Hazel Blears: I have listened carefully to all the contributions to this afternoon's debate, which has been fascinating, although we strayed into existential philosophy at one point. I will do my best to answer the serious points about the threshold, the requirements for offences and the safeguards to protect people from inappropriate prosecutions.

I want to discuss the framing of clause 1. In framing the Bill, we have been very conscious of our obligation to our partners in the Council of Europe. In order to ratify the Council of Europe convention on the prevention of terrorism, we must create an offence of incitement to terrorism, whether direct or indirect. Several hon. Members, including the hon. Member for Meirionnydd Nant Conwy (Mr. Llwyd) and the right hon. and learned Member for Rushcliffe (Mr. Clarke), have said that existing laws are sufficient because we have sufficient powers on the statute book to achieve our objective. There is an offence of directly inciting people to murder, but there is no offence of directly inciting people to terrorist acts. In other words, there is an offence of direct incitement to get someone to do a specific thing, but we do not have an indirect incitement offence, and in order to ratify the Council of Europe convention, we must introduce one.

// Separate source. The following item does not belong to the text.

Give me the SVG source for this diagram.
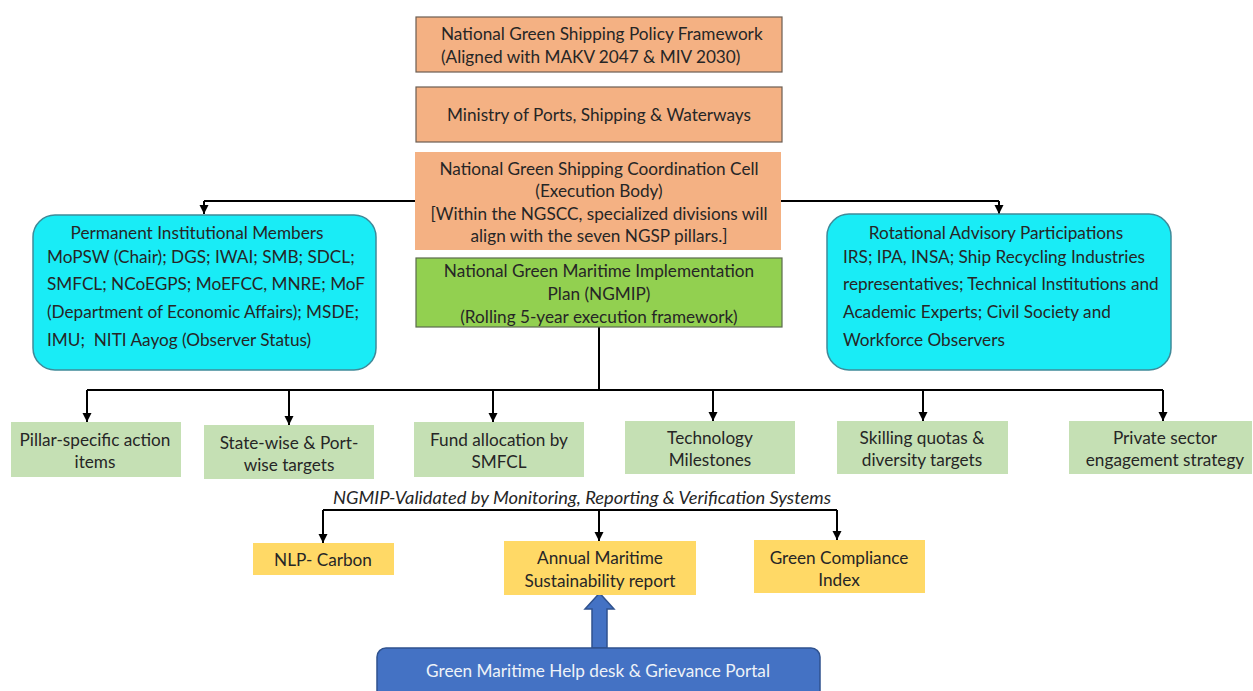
<svg xmlns="http://www.w3.org/2000/svg" width="1253" height="691" viewBox="0 0 1253 691">
<style>
text{font-family:Lato,"Liberation Sans",sans-serif;font-size:17.2px;fill:#262626;dominant-baseline:central}
.c{text-anchor:middle}
.or{fill:#F4B183;stroke:#6b5d52;stroke-width:1.2}
.orn{fill:#F4B183}
.gr{fill:#92D050;stroke:#5b6b4d;stroke-width:1.2}
.cy{fill:#19ECF6;stroke:#3f8a99;stroke-width:1.5}
.lg{fill:#C5E0B4}
.ye{fill:#FFD966}
.bl{fill:#4472C4;stroke:#2F528F;stroke-width:1.5}
.ln{fill:none;stroke:#000;stroke-width:2}
.arr{marker-end:url(#ah)}
</style>
<defs>
<marker id="ah" markerUnits="userSpaceOnUse" markerWidth="10" markerHeight="10" refX="9" refY="5" orient="auto">
<path d="M0,0.5 L9,5 L0,9.5 z" fill="#000"/>
</marker>
</defs>
<g id="connectors">
<path class="ln" d="M204,201 H999"/>
<path class="ln arr" d="M204,201 V214"/>
<path class="ln arr" d="M999,201 V214"/>
<path class="ln" d="M599,327 V390 M87,390 H1163"/>
<path class="ln arr" d="M87,390 V422"/>
<path class="ln arr" d="M289,390 V425"/>
<path class="ln arr" d="M493,390 V422"/>
<path class="ln arr" d="M713,390 V421"/>
<path class="ln arr" d="M923,390 V421"/>
<path class="ln arr" d="M1163,390 V421"/>
<path class="ln" d="M323,510 H837"/>
<path class="ln arr" d="M323,510 V543"/>
<path class="ln arr" d="M599,510 V541"/>
<path class="ln arr" d="M837,510 V540"/>
<polygon class="bl" points="599.5,593 614,609 607,609 607,648 592,648 592,609 585,609"/>
</g>
<g id="policy">
<rect class="or" x="416" y="17" width="366" height="55"/>
<text x="441" y="33">National Green Shipping Policy Framework</text>
<text x="441" y="56">(Aligned with MAKV 2047 &amp; MIV 2030)</text>
</g>
<g id="ministry">
<rect class="or" x="416" y="87" width="366" height="55"/>
<text class="c" x="599" y="114">Ministry of Ports, Shipping &amp; Waterways</text>
</g>
<g id="ngscc">
<rect class="orn" x="415" y="152" width="366" height="98"/>
<text class="c" x="599" y="168">National Green Shipping Coordination Cell</text>
<text class="c" x="599" y="190">(Execution Body)</text>
<text class="c" x="599" y="213">[Within the NGSCC, specialized divisions will</text>
<text class="c" x="599" y="235">align with the seven NGSP pillars.]</text>
</g>
<g id="ngmip">
<rect class="gr" x="416" y="258" width="366" height="69"/>
<text class="c" x="599" y="270">National Green Maritime Implementation</text>
<text class="c" x="599" y="293">Plan (NGMIP)</text>
<text class="c" x="599" y="316">(Rolling 5-year execution framework)</text>
</g>
<g id="permanent">
<rect class="cy" x="33" y="215" width="343" height="155" rx="22"/>
<text class="c" x="197" y="232">Permanent Institutional Members</text>
<text x="47" y="256">MoPSW (Chair); DGS; IWAI; SMB; SDCL;</text>
<text x="47" y="283">SMFCL; NCoEGPS; MoEFCC, MNRE; MoF</text>
<text x="47" y="311">(Department of Economic Affairs); MSDE;</text>
<text x="47" y="339" style="white-space:pre">IMU;  NITI Aayog (Observer Status)</text>
</g>
<g id="rotational">
<rect class="cy" x="827" y="214" width="344" height="156" rx="22"/>
<text class="c" x="996" y="232">Rotational Advisory Participations</text>
<text x="843" y="256">IRS; IPA, INSA; Ship Recycling Industries</text>
<text x="843" y="283">representatives; Technical Institutions and</text>
<text x="843" y="311">Academic Experts; Civil Society and</text>
<text x="843" y="339">Workforce Observers</text>
</g>
<g id="pillar">
<rect class="lg" x="11" y="422" width="170" height="55"/>
<text class="c" x="95" y="439">Pillar-specific action</text>
<text class="c" x="95" y="461">items</text>
</g>
<g id="statewise">
<rect class="lg" x="204" y="425" width="170" height="54"/>
<text class="c" x="289" y="442">State-wise &amp; Port-</text>
<text class="c" x="289" y="464">wise targets</text>
</g>
<g id="fund">
<rect class="lg" x="414" y="422" width="170" height="55"/>
<text class="c" x="499" y="439">Fund allocation by</text>
<text class="c" x="499" y="461">SMFCL</text>
</g>
<g id="technology">
<rect class="lg" x="625" y="421" width="170" height="53"/>
<text class="c" x="710" y="437">Technology</text>
<text class="c" x="710" y="459">Milestones</text>
</g>
<g id="skilling">
<rect class="lg" x="837" y="421" width="171" height="53"/>
<text class="c" x="922" y="437">Skilling quotas &amp;</text>
<text class="c" x="922" y="459">diversity targets</text>
</g>
<g id="private">
<rect class="lg" x="1069" y="421" width="183" height="53"/>
<text class="c" x="1165" y="437">Private sector</text>
<text class="c" x="1165" y="459">engagement strategy</text>
</g>
<g id="mrv-label">
<text class="c" x="582" y="497" style="font-style:italic;font-size:18px" textLength="498" lengthAdjust="spacingAndGlyphs">NGMIP-Validated by Monitoring, Reporting &amp; Verification Systems</text>
</g>
<g id="nlp">
<rect class="ye" x="253" y="543" width="141" height="32"/>
<text class="c" x="323" y="559">NLP- Carbon</text>
</g>
<g id="annual">
<rect class="ye" x="504" y="541" width="192" height="54"/>
<text class="c" x="600" y="557">Annual Maritime</text>
<text class="c" x="600" y="580">Sustainability report</text>
</g>
<g id="gci">
<rect class="ye" x="754" y="540" width="171" height="53"/>
<text class="c" x="839" y="557">Green Compliance</text>
<text class="c" x="839" y="579">Index</text>
</g>
<g id="helpdesk">
<rect class="bl" x="377" y="648" width="443" height="60" rx="9"/>
<text class="c" x="598" y="670" style="fill:#EEF2F8">Green Maritime Help desk &amp; Grievance Portal</text>
</g>
</svg>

I am pleased that the hon. Member for Beaconsfield (Mr. Grieve) has said that he supports indirect incitement becoming a criminal offence. Opposition Members are clearly divided on the matter, as are hon.   Members on both sides of the Committee. Some   hon. Members genuinely think that we should have on the statute book an offence of indirect incitement in accordance with our convention obligations and our international obligations—in those terms, it would be an offence of public provocation, and in terms of the UN Security Council resolution, it would be an offence of glorification. To those hon. Members who do not believe that we need an offence of indirect incitement, I say that the Government believe that such an offence is necessary. We will discuss glorification, but we must have an offence of indirect incitement.